▶ [TASK TO COMPLETE]:
Scan the records for the string "this"; copy each line where it occurs.

** start of ENTRIES PROVIDED **

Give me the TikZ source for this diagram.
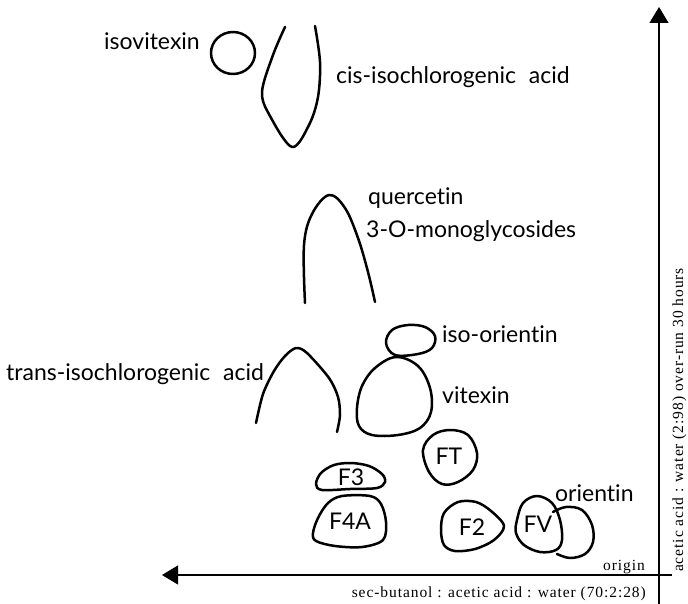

** end of ENTRIES PROVIDED **
** start of ENTRIES PROVIDED **

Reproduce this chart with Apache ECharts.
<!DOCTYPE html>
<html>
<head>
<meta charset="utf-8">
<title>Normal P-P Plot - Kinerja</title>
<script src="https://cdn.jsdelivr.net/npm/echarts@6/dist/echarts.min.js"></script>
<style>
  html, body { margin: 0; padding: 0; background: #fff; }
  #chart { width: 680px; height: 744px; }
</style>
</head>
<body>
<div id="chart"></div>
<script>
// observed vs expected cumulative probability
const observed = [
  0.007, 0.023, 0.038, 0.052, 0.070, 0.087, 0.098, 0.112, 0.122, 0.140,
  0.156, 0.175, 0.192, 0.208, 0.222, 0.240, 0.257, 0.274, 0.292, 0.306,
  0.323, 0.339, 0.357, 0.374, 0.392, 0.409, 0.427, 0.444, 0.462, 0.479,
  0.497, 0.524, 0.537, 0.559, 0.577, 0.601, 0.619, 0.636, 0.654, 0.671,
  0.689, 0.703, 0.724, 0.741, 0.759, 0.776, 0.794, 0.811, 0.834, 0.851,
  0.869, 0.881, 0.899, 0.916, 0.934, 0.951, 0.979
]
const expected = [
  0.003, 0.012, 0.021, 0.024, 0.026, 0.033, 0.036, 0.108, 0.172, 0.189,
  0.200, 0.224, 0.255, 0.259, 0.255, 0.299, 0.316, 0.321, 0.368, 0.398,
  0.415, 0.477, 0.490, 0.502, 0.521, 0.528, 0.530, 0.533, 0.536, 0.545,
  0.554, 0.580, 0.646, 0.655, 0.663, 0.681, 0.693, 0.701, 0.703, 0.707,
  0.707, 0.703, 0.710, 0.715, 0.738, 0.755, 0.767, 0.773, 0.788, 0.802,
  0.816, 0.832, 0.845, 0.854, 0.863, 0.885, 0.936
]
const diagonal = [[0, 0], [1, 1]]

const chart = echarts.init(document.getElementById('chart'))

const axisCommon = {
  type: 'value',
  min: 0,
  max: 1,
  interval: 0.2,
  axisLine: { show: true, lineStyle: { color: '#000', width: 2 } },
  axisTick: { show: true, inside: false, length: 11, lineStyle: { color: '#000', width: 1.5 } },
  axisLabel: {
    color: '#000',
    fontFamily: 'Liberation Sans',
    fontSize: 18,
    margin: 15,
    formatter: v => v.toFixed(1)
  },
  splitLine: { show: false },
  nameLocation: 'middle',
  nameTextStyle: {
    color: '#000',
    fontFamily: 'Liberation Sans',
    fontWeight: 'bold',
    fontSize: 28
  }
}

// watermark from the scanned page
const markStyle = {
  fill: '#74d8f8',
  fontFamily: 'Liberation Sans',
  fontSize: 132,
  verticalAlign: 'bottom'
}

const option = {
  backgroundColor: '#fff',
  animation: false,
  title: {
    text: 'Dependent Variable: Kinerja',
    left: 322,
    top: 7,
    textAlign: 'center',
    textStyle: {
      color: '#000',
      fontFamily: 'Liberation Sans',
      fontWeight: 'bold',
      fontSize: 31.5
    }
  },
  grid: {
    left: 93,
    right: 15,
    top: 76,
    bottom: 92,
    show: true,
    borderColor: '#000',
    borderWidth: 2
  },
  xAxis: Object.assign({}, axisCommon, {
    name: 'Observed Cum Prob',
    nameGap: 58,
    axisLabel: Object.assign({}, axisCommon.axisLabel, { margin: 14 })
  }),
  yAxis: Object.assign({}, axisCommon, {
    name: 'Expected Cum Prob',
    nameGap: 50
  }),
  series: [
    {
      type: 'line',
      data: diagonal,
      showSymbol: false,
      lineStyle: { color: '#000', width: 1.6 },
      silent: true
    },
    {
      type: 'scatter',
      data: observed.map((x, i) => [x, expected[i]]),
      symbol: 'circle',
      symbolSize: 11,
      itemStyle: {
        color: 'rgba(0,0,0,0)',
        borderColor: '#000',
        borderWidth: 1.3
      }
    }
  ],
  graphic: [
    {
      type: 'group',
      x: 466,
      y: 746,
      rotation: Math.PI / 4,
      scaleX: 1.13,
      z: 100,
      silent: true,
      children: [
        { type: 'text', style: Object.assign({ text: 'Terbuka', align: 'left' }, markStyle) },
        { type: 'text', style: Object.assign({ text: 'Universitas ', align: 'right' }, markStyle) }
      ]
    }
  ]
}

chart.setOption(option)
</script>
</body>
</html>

** end of ENTRIES PROVIDED **
** start of ENTRIES PROVIDED **

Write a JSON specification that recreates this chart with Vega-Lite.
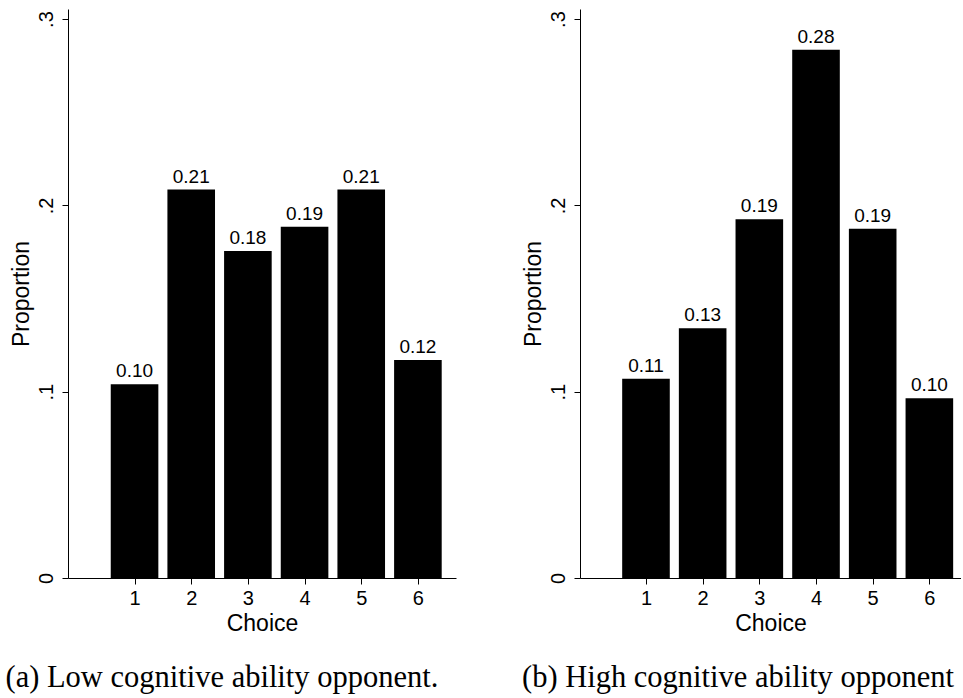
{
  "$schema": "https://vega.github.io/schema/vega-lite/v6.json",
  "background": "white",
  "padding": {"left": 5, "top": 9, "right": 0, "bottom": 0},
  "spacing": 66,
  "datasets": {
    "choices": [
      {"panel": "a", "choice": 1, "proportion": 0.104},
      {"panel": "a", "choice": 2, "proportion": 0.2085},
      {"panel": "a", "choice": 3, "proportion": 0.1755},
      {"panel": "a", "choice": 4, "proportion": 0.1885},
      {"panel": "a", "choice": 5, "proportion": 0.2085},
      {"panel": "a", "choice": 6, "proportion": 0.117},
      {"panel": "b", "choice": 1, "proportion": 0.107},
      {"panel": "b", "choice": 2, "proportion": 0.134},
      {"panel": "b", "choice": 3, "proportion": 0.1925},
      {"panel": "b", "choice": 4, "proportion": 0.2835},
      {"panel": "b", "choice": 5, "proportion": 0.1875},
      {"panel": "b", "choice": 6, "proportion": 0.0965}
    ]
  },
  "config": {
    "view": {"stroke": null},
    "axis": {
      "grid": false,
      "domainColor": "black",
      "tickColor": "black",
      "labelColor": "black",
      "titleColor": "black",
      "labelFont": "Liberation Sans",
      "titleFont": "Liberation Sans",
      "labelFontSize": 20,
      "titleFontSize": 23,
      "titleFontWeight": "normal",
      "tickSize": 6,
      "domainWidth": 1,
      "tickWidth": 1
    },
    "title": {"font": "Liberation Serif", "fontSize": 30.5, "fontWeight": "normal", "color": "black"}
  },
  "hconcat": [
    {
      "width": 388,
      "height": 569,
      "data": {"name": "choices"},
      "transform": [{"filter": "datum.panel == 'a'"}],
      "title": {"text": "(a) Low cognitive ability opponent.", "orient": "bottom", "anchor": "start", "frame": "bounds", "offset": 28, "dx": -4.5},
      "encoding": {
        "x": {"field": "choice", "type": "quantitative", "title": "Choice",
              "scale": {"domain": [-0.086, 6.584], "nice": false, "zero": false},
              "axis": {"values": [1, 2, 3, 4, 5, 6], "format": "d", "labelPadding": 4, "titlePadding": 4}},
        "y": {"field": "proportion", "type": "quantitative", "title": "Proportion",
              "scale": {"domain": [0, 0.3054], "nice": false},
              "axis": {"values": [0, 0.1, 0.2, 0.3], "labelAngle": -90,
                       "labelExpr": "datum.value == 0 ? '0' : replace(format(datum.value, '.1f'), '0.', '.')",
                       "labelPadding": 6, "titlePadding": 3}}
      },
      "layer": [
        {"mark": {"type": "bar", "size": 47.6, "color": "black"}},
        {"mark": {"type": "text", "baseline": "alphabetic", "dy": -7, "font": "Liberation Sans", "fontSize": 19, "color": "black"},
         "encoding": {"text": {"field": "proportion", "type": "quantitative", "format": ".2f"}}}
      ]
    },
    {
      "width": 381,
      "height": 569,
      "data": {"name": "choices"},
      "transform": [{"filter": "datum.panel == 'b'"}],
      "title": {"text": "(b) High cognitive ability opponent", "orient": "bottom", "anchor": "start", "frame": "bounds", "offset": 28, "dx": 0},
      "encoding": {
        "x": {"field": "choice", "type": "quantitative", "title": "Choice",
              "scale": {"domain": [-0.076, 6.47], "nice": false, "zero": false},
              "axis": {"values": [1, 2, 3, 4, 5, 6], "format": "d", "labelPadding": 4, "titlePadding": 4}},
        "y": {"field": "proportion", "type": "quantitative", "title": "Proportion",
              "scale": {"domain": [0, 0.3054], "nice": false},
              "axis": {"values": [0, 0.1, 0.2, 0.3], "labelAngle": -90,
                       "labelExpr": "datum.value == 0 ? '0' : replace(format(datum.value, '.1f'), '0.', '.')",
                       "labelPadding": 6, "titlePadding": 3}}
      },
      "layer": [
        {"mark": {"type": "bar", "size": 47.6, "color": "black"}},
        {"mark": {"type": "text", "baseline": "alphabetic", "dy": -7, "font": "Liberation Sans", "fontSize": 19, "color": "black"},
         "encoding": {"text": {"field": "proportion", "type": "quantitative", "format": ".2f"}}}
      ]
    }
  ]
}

** end of ENTRIES PROVIDED **

▶ [RESPONSE TO THE EXERCISE]:
Give me the TikZ source for this diagram.
Reproduce this chart with Apache ECharts.
Write a JSON specification that recreates this chart with Vega-Lite.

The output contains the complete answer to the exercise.